* _Supplied material_
>>>

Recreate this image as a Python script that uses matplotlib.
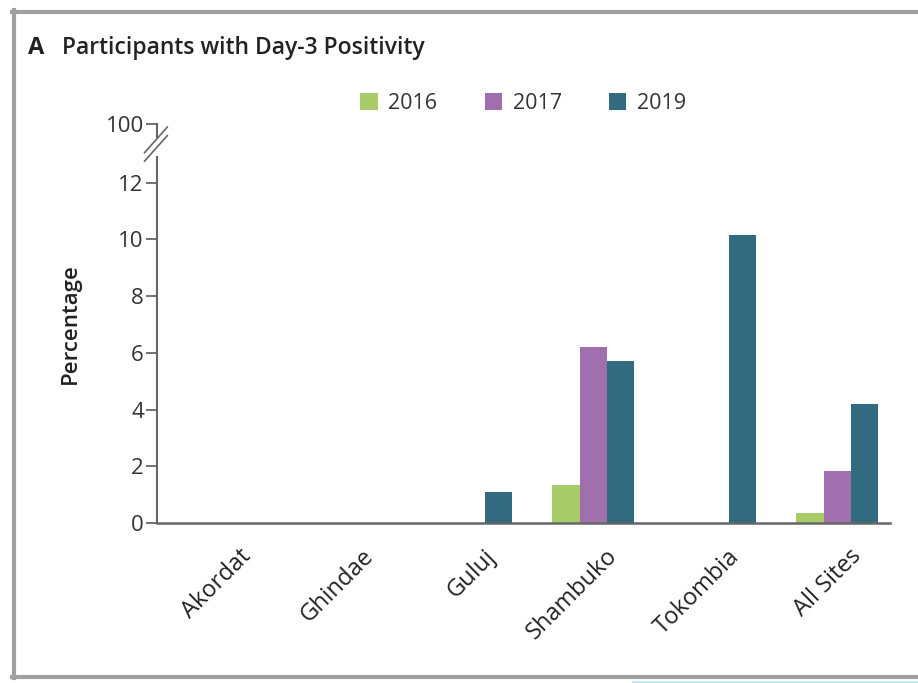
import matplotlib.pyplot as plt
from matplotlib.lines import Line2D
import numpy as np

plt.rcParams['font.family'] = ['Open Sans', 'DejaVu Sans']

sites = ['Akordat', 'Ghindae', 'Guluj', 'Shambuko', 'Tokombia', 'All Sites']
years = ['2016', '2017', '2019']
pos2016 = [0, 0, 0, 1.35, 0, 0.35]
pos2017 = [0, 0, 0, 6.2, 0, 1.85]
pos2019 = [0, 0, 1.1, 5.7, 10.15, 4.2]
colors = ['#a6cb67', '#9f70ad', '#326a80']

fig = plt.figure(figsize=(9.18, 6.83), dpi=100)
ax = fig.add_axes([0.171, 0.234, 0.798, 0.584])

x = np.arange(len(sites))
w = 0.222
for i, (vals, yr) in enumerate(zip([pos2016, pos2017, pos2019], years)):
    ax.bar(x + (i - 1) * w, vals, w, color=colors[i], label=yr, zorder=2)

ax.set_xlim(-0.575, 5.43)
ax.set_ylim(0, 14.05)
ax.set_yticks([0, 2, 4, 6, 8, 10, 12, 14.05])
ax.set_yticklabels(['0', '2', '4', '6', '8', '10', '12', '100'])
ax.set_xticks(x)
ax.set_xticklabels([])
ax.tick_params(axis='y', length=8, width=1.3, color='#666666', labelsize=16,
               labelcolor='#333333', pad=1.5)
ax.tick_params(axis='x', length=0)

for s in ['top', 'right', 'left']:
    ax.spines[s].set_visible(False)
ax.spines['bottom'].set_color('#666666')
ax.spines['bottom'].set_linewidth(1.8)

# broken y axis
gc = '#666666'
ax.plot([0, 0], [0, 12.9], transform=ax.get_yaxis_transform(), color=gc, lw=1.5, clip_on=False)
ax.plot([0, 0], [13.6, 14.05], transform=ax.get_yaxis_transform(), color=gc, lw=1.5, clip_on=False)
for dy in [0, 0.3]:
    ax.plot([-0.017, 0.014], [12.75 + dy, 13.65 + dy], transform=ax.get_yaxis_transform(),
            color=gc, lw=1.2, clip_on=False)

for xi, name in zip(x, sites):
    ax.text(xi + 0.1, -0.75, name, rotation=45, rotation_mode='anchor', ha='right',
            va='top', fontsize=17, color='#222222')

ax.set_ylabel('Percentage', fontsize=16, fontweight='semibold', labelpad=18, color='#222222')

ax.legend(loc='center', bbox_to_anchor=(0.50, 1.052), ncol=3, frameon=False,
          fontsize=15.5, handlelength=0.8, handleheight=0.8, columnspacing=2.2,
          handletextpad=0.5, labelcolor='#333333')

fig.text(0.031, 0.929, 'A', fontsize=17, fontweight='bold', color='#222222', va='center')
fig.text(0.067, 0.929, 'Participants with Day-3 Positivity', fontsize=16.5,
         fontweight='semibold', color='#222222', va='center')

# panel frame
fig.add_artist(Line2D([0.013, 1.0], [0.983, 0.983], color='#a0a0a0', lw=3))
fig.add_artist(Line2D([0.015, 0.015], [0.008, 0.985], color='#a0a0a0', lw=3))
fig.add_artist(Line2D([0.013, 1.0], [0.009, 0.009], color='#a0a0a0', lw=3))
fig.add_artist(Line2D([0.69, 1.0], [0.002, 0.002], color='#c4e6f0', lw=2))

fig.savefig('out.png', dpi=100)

<<<

* _Problem to solve_
Transcribe the opening line of the listing above, please, and every line after it through the line with "ax = fig.add_axes([0.171, 0.234, 0.798, 0.584])", word for word, without pictures.

* _The result_
Recreate this image as a Python script that uses matplotlib.
import matplotlib.pyplot as plt
from matplotlib.lines import Line2D
import numpy as np

plt.rcParams['font.family'] = ['Open Sans', 'DejaVu Sans']

sites = ['Akordat', 'Ghindae', 'Guluj', 'Shambuko', 'Tokombia', 'All Sites']
years = ['2016', '2017', '2019']
pos2016 = [0, 0, 0, 1.35, 0, 0.35]
pos2017 = [0, 0, 0, 6.2, 0, 1.85]
pos2019 = [0, 0, 1.1, 5.7, 10.15, 4.2]
colors = ['#a6cb67', '#9f70ad', '#326a80']

fig = plt.figure(figsize=(9.18, 6.83), dpi=100)
ax = fig.add_axes([0.171, 0.234, 0.798, 0.584])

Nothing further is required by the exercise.